What this task involves
Will you output all of the data below exactly, omitting the images?

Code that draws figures
^^^^

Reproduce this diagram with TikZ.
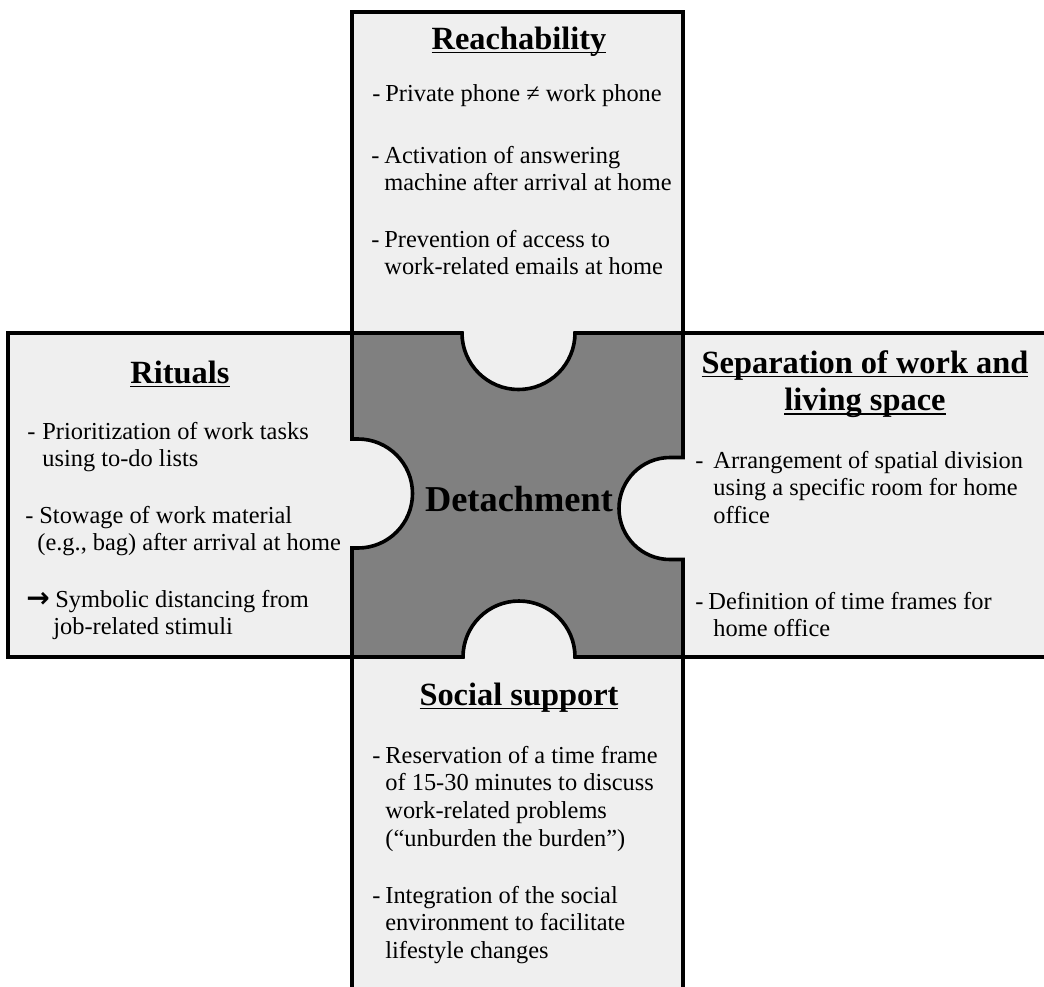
\documentclass[tikz,border=0pt]{standalone}
\usepackage{fontspec}
\setmainfont{Liberation Serif}
\newfontfamily\arrowfont{DejaVu Sans}
\definecolor{lightbg}{RGB}{239,239,239}
\definecolor{darkbg}{RGB}{128,128,128}
\newcommand\lines[1]{\begin{tabular}[t]{@{}l@{}}#1\end{tabular}}
\newcommand\tul[1]{\setbox0\hbox{#1}\rlap{\rule[-2.2pt]{\wd0}{0.9pt}}\box0}
\tikzset{
  boxfill/.style={fill=lightbg, draw=none},
  border/.style={draw=black, line width=1.8pt},
  puzzle/.style={fill=darkbg, draw=black, line width=1.8pt},
  titletxt/.style={inner sep=0pt, anchor=base, font=\fontsize{16.2}{18.6}\selectfont\bfseries},
  bodytxt/.style={inner sep=0pt, anchor=base west, font=\fontsize{12.2}{13.9}\selectfont},
  centertxt/.style={inner sep=0pt, anchor=base, font=\fontsize{18.2}{21}\selectfont\bfseries},
}
\begin{document}
\begin{tikzpicture}[x=0.5pt,y=0.5pt]
\useasboundingbox (0,0) rectangle (1044,-986);
\clip (0,0) rectangle (1044,-986);
% box fills
\fill[boxfill] (352,-12) rectangle (683,-333);
\fill[boxfill] (8,-333) rectangle (352,-657);
\fill[boxfill] (683,-333) rectangle (1060,-657);
\fill[boxfill] (352,-657) rectangle (683,-1000);
\fill[boxfill] (352,-333) rectangle (683,-657);
% center puzzle piece
\path[puzzle] (352,-333) -- (462,-333)
  arc[start angle=180, end angle=360, radius=56.5] -- (683,-333)
  -- (683,-457.5) -- (670,-457.5)
  arc[start angle=90, end angle=270, radius=51] -- (683,-559.5)
  -- (683,-657) -- (575,-657)
  arc[start angle=0, end angle=180, radius=56] -- (352,-657)
  -- (352,-548) -- (358,-548)
  arc[start angle=270, end angle=450, radius=54.5] -- (352,-439) -- cycle;
% box borders
\draw[border] (352,-333) -- (352,-12) -- (683,-12) -- (683,-333);
\draw[border] (352,-333) -- (8,-333) -- (8,-657) -- (352,-657);
\draw[border] (683,-333) -- (1060,-333);
\draw[border] (683,-657) -- (1060,-657);
\draw[border] (352,-657) -- (352,-1000);
\draw[border] (683,-657) -- (683,-1000);
% center label
\node[centertxt] (det) at (519,-511) {Detachment};
% top box
\node[titletxt] (reachT) at (519,-49) {\tul{Reachability}};
\node[bodytxt] (r1d) at (372,-101) {-};
\node[bodytxt] (r1) at (385,-101) {Private phone ≠ work phone};
\node[bodytxt] (r2d) at (371,-163) {-};
\node[bodytxt] (r2) at (384,-163) {\lines{Activation of answering\\machine after arrival at home}};
\node[bodytxt] (r3d) at (371,-247) {-};
\node[bodytxt] (r3) at (384,-247) {\lines{Prevention of access to\\work-related emails at home}};
% left box
\node[titletxt] (ritT) at (180,-383) {\tul{Rituals}};
\node[bodytxt] (l1d) at (27,-439) {-};
\node[bodytxt] (l1) at (42,-439) {\lines{Prioritization of work tasks\\using to-do lists}};
\node[bodytxt] (l2d) at (25,-523) {-};
\node[bodytxt] (l2) at (39,-523) {\lines{Stowage of work material\\\hspace{-1pt}(e.g., bag) after arrival at home}};
\node[bodytxt] (l3d) at (26,-607) {\arrowfont\fontsize{14}{14}\selectfont\bfseries →};
\node[bodytxt] (l3) at (55,-607) {\lines{Symbolic distancing from\\\hspace{-1pt}job-related stimuli}};
% right box
\node[titletxt] (sepT) at (865,-373) {\begin{tabular}[t]{@{}c@{}}\tul{Separation of work and}\\\tul{living space}\end{tabular}};
\node[bodytxt] (s1d) at (695,-468) {-};
\node[bodytxt] (s1) at (713,-468) {\lines{Arrangement of spatial division\\using a specific room for home\\office}};
\node[bodytxt] (s2d) at (695,-609) {-};
\node[bodytxt] (s2) at (708,-609) {\lines{Definition of time frames for\\\hspace{2.5pt}home office}};
% bottom box
\node[titletxt] (socT) at (519,-705) {\tul{Social support}};
\node[bodytxt] (b1d) at (372,-763) {-};
\node[bodytxt] (b1) at (385,-763) {\lines{Reservation of a time frame\\of 15-30 minutes to discuss\\work-related problems\\(“unburden the burden”)}};
\node[bodytxt] (b2d) at (372,-903) {-};
\node[bodytxt] (b2) at (385,-903) {\lines{Integration of the social\\environment to facilitate\\lifestyle changes}};
\end{tikzpicture}
\end{document}
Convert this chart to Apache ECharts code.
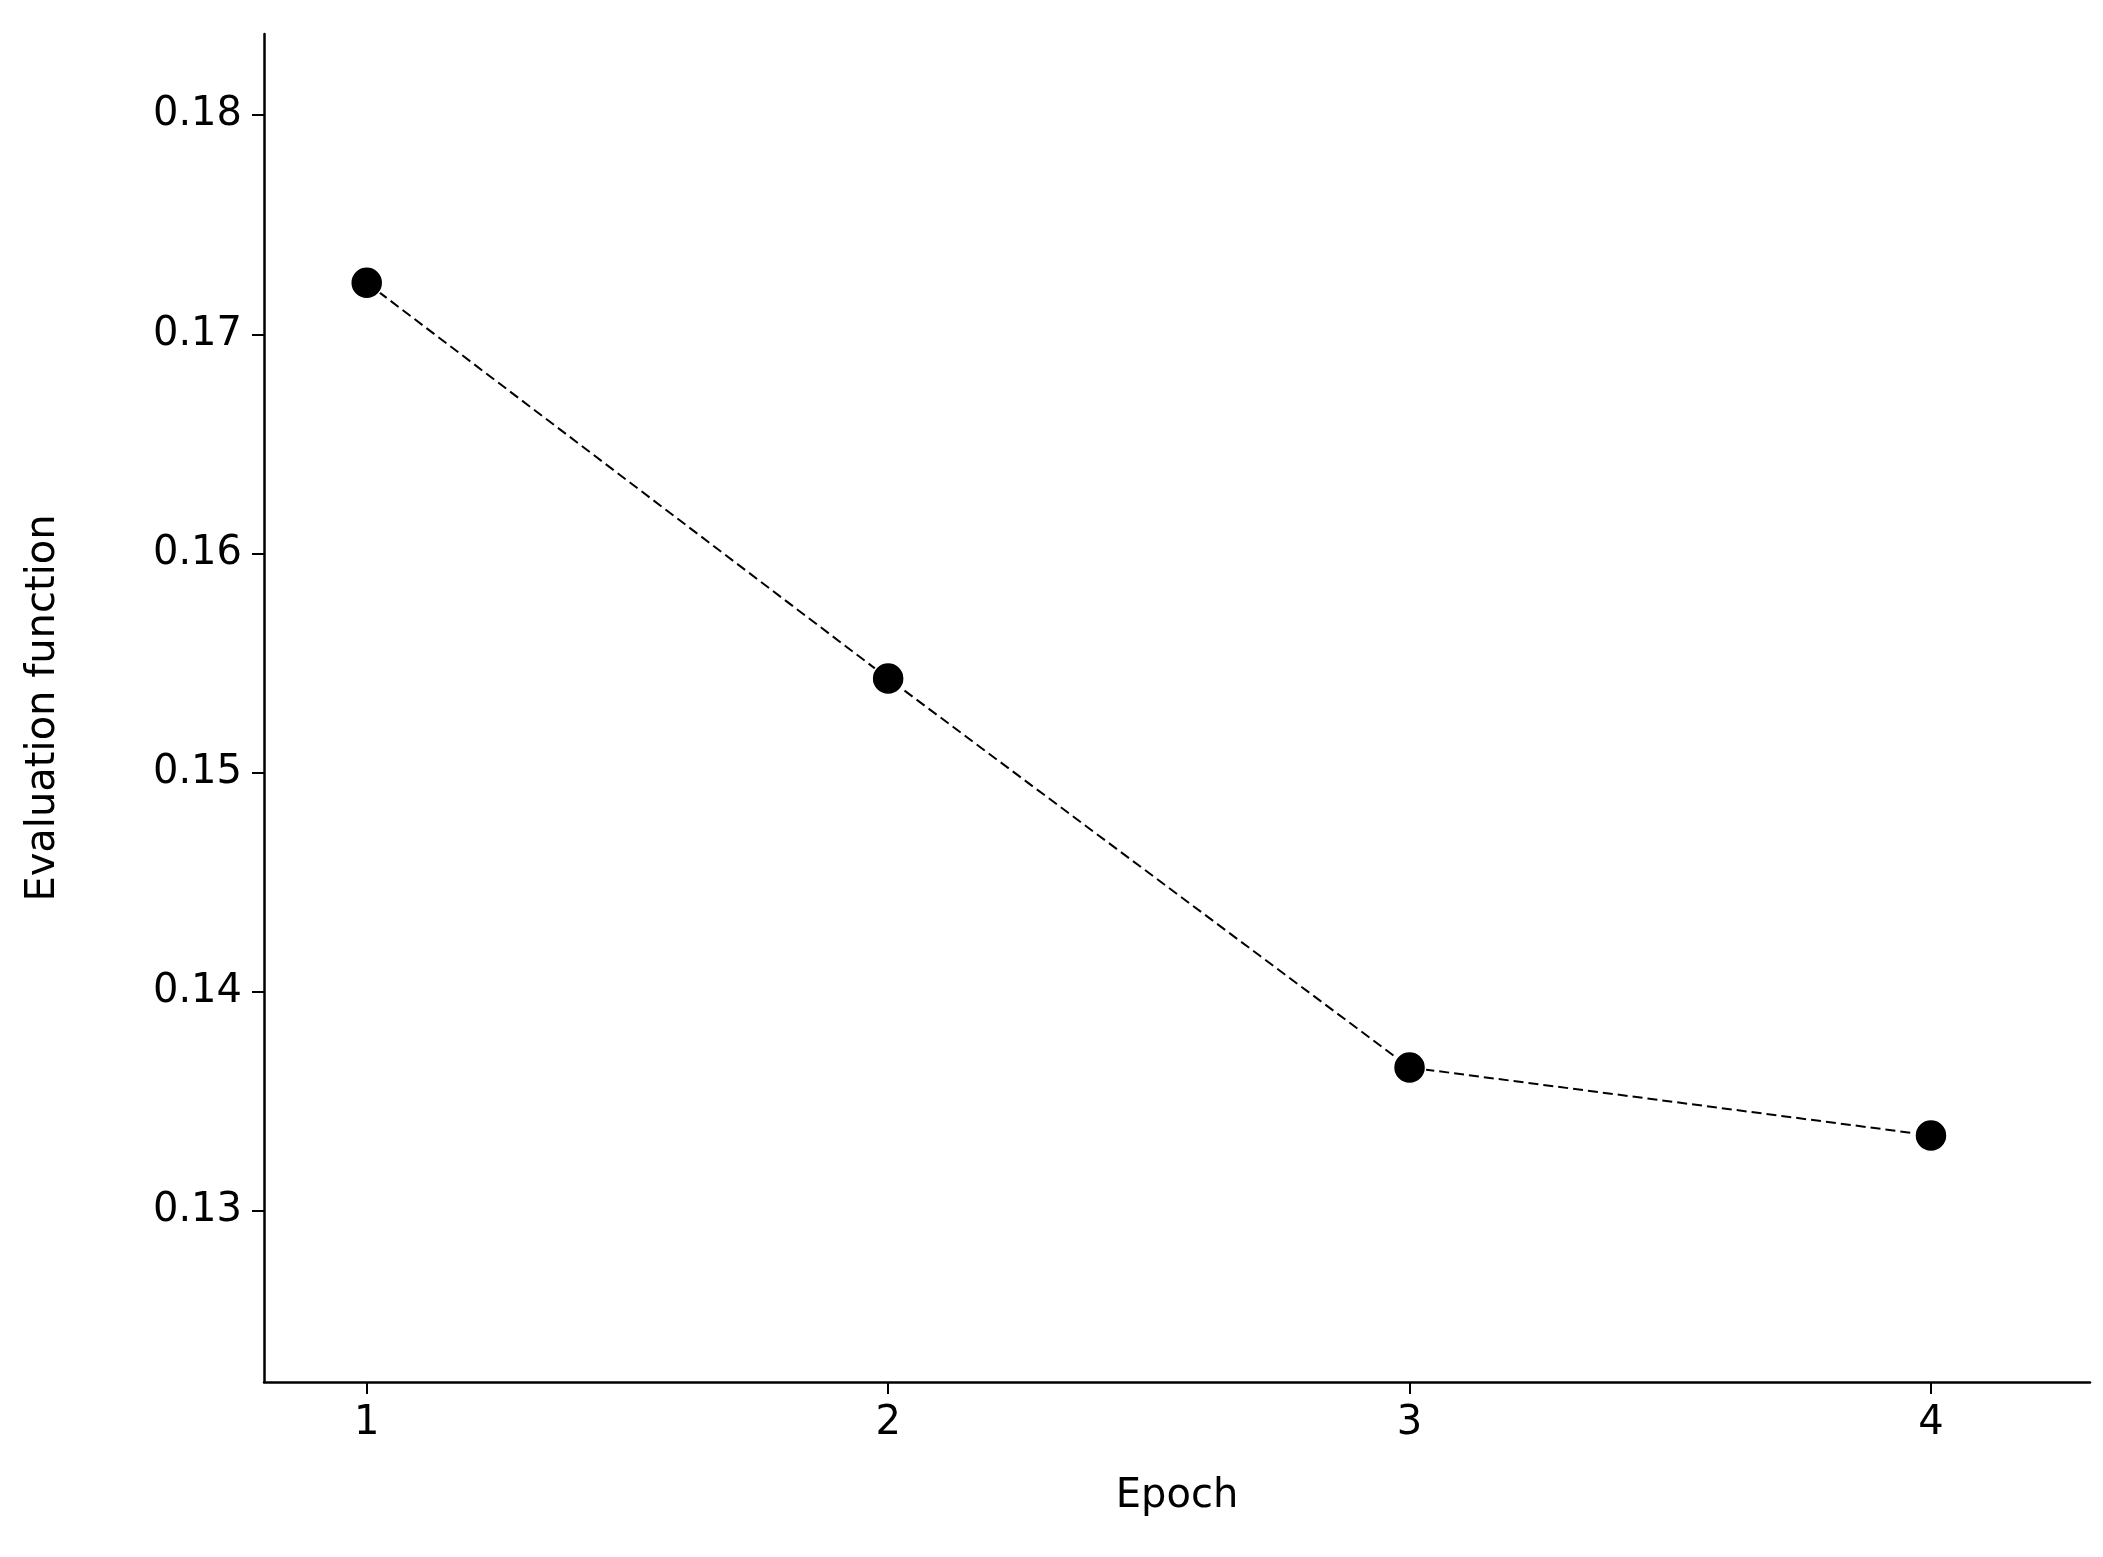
<!DOCTYPE html>
<html>
<head>
<meta charset="UTF-8">
<script src="https://cdn.jsdelivr.net/npm/echarts@6/dist/echarts.min.js"></script>
<style>
html, body { margin: 0; padding: 0; background: #fff; }
#chart { width: 2103px; height: 1557px; }
</style>
</head>
<body>
<div id="chart"></div>
<script>
var epochs = [1, 2, 3, 4];
var evalValues = [0.17235, 0.1543, 0.13655, 0.13345];
var xTicks = [1, 2, 3, 4];
var yTicks = [0.13, 0.14, 0.15, 0.16, 0.17, 0.18];

var chart = echarts.init(document.getElementById('chart'));
var font = 'DejaVu Sans';
chart.setOption({
    animation: false,
    grid: { left: 264, right: 13, top: 34, bottom: 175 },
    xAxis: {
        type: 'value', min: 0.803, max: 4.305,
        name: 'Epoch', nameLocation: 'middle', nameGap: 95,
        nameTextStyle: { fontFamily: font, fontSize: 40, color: '#000' },
        axisLine: { lineStyle: { color: '#000', width: 2.5 } },
        axisTick: { customValues: xTicks, length: 12, lineStyle: { color: '#000', width: 2 } },
        axisLabel: { customValues: xTicks, fontFamily: font, fontSize: 40, color: '#000', margin: 22 },
        splitLine: { show: false }
    },
    yAxis: {
        type: 'value', min: 0.1222, max: 0.1837,
        name: 'Evaluation function', nameLocation: 'middle', nameGap: 200,
        nameTextStyle: { fontFamily: font, fontSize: 40, color: '#000' },
        axisLine: { show: true, lineStyle: { color: '#000', width: 2.5 } },
        axisTick: { show: true, customValues: yTicks, length: 12, lineStyle: { color: '#000', width: 2 } },
        axisLabel: { customValues: yTicks, fontFamily: font, fontSize: 40, color: '#000', margin: 22,
            formatter: function (v) { return v.toFixed(2); } },
        splitLine: { show: false }
    },
    series: [{
        type: 'line',
        data: epochs.map(function (e, i) { return [e, evalValues[i]]; }),
        symbol: 'circle', symbolSize: 32,
        itemStyle: { color: '#000', borderColor: '#fff', borderWidth: 1.5 },
        lineStyle: { color: '#000', width: 2, type: [10, 5] }
    }]
});
</script>
</body>
</html>
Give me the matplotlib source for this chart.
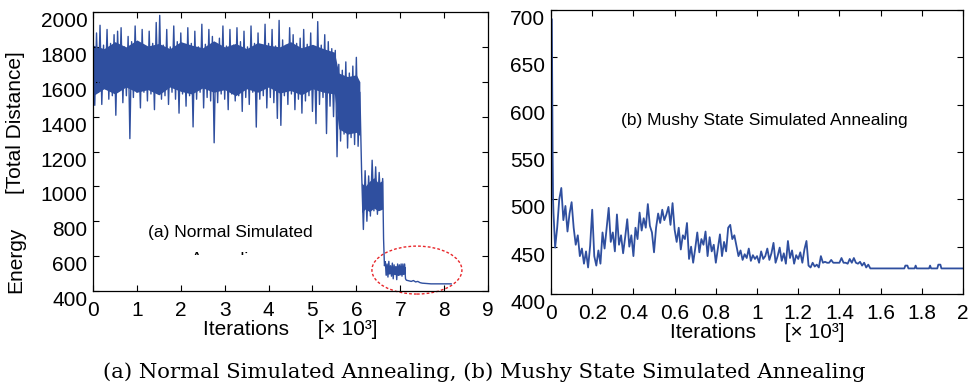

^^^^

Task response
Reproduce this diagram with TikZ.
\documentclass[tikz,border=0pt]{standalone}
\usepackage{fontspec}
\setmainfont{Liberation Serif}
\newfontfamily\arrowfont{DejaVu Sans}
\definecolor{lightbg}{RGB}{239,239,239}
\definecolor{darkbg}{RGB}{128,128,128}
\newcommand\lines[1]{\begin{tabular}[t]{@{}l@{}}#1\end{tabular}}
\newcommand\tul[1]{\setbox0\hbox{#1}\rlap{\rule[-2.2pt]{\wd0}{0.9pt}}\box0}
\tikzset{
  boxfill/.style={fill=lightbg, draw=none},
  border/.style={draw=black, line width=1.8pt},
  puzzle/.style={fill=darkbg, draw=black, line width=1.8pt},
  titletxt/.style={inner sep=0pt, anchor=base, font=\fontsize{16.2}{18.6}\selectfont\bfseries},
  bodytxt/.style={inner sep=0pt, anchor=base west, font=\fontsize{12.2}{13.9}\selectfont},
  centertxt/.style={inner sep=0pt, anchor=base, font=\fontsize{18.2}{21}\selectfont\bfseries},
}
\begin{document}
\begin{tikzpicture}[x=0.5pt,y=0.5pt]
\useasboundingbox (0,0) rectangle (1044,-986);
\clip (0,0) rectangle (1044,-986);
% box fills
\fill[boxfill] (352,-12) rectangle (683,-333);
\fill[boxfill] (8,-333) rectangle (352,-657);
\fill[boxfill] (683,-333) rectangle (1060,-657);
\fill[boxfill] (352,-657) rectangle (683,-1000);
\fill[boxfill] (352,-333) rectangle (683,-657);
% center puzzle piece
\path[puzzle] (352,-333) -- (462,-333)
  arc[start angle=180, end angle=360, radius=56.5] -- (683,-333)
  -- (683,-457.5) -- (670,-457.5)
  arc[start angle=90, end angle=270, radius=51] -- (683,-559.5)
  -- (683,-657) -- (575,-657)
  arc[start angle=0, end angle=180, radius=56] -- (352,-657)
  -- (352,-548) -- (358,-548)
  arc[start angle=270, end angle=450, radius=54.5] -- (352,-439) -- cycle;
% box borders
\draw[border] (352,-333) -- (352,-12) -- (683,-12) -- (683,-333);
\draw[border] (352,-333) -- (8,-333) -- (8,-657) -- (352,-657);
\draw[border] (683,-333) -- (1060,-333);
\draw[border] (683,-657) -- (1060,-657);
\draw[border] (352,-657) -- (352,-1000);
\draw[border] (683,-657) -- (683,-1000);
% center label
\node[centertxt] (det) at (519,-511) {Detachment};
% top box
\node[titletxt] (reachT) at (519,-49) {\tul{Reachability}};
\node[bodytxt] (r1d) at (372,-101) {-};
\node[bodytxt] (r1) at (385,-101) {Private phone ≠ work phone};
\node[bodytxt] (r2d) at (371,-163) {-};
\node[bodytxt] (r2) at (384,-163) {\lines{Activation of answering\\machine after arrival at home}};
\node[bodytxt] (r3d) at (371,-247) {-};
\node[bodytxt] (r3) at (384,-247) {\lines{Prevention of access to\\work-related emails at home}};
% left box
\node[titletxt] (ritT) at (180,-383) {\tul{Rituals}};
\node[bodytxt] (l1d) at (27,-439) {-};
\node[bodytxt] (l1) at (42,-439) {\lines{Prioritization of work tasks\\using to-do lists}};
\node[bodytxt] (l2d) at (25,-523) {-};
\node[bodytxt] (l2) at (39,-523) {\lines{Stowage of work material\\\hspace{-1pt}(e.g., bag) after arrival at home}};
\node[bodytxt] (l3d) at (26,-607) {\arrowfont\fontsize{14}{14}\selectfont\bfseries →};
\node[bodytxt] (l3) at (55,-607) {\lines{Symbolic distancing from\\\hspace{-1pt}job-related stimuli}};
% right box
\node[titletxt] (sepT) at (865,-373) {\begin{tabular}[t]{@{}c@{}}\tul{Separation of work and}\\\tul{living space}\end{tabular}};
\node[bodytxt] (s1d) at (695,-468) {-};
\node[bodytxt] (s1) at (713,-468) {\lines{Arrangement of spatial division\\using a specific room for home\\office}};
\node[bodytxt] (s2d) at (695,-609) {-};
\node[bodytxt] (s2) at (708,-609) {\lines{Definition of time frames for\\\hspace{2.5pt}home office}};
% bottom box
\node[titletxt] (socT) at (519,-705) {\tul{Social support}};
\node[bodytxt] (b1d) at (372,-763) {-};
\node[bodytxt] (b1) at (385,-763) {\lines{Reservation of a time frame\\of 15-30 minutes to discuss\\work-related problems\\(“unburden the burden”)}};
\node[bodytxt] (b2d) at (372,-903) {-};
\node[bodytxt] (b2) at (385,-903) {\lines{Integration of the social\\environment to facilitate\\lifestyle changes}};
\end{tikzpicture}
\end{document}
Convert this chart to Apache ECharts code.
<!DOCTYPE html>
<html>
<head>
<meta charset="UTF-8">
<script src="https://cdn.jsdelivr.net/npm/echarts@6/dist/echarts.min.js"></script>
<style>
html, body { margin: 0; padding: 0; background: #fff; }
#chart { width: 2103px; height: 1557px; }
</style>
</head>
<body>
<div id="chart"></div>
<script>
var epochs = [1, 2, 3, 4];
var evalValues = [0.17235, 0.1543, 0.13655, 0.13345];
var xTicks = [1, 2, 3, 4];
var yTicks = [0.13, 0.14, 0.15, 0.16, 0.17, 0.18];

var chart = echarts.init(document.getElementById('chart'));
var font = 'DejaVu Sans';
chart.setOption({
    animation: false,
    grid: { left: 264, right: 13, top: 34, bottom: 175 },
    xAxis: {
        type: 'value', min: 0.803, max: 4.305,
        name: 'Epoch', nameLocation: 'middle', nameGap: 95,
        nameTextStyle: { fontFamily: font, fontSize: 40, color: '#000' },
        axisLine: { lineStyle: { color: '#000', width: 2.5 } },
        axisTick: { customValues: xTicks, length: 12, lineStyle: { color: '#000', width: 2 } },
        axisLabel: { customValues: xTicks, fontFamily: font, fontSize: 40, color: '#000', margin: 22 },
        splitLine: { show: false }
    },
    yAxis: {
        type: 'value', min: 0.1222, max: 0.1837,
        name: 'Evaluation function', nameLocation: 'middle', nameGap: 200,
        nameTextStyle: { fontFamily: font, fontSize: 40, color: '#000' },
        axisLine: { show: true, lineStyle: { color: '#000', width: 2.5 } },
        axisTick: { show: true, customValues: yTicks, length: 12, lineStyle: { color: '#000', width: 2 } },
        axisLabel: { customValues: yTicks, fontFamily: font, fontSize: 40, color: '#000', margin: 22,
            formatter: function (v) { return v.toFixed(2); } },
        splitLine: { show: false }
    },
    series: [{
        type: 'line',
        data: epochs.map(function (e, i) { return [e, evalValues[i]]; }),
        symbol: 'circle', symbolSize: 32,
        itemStyle: { color: '#000', borderColor: '#fff', borderWidth: 1.5 },
        lineStyle: { color: '#000', width: 2, type: [10, 5] }
    }]
});
</script>
</body>
</html>
Give me the matplotlib source for this chart.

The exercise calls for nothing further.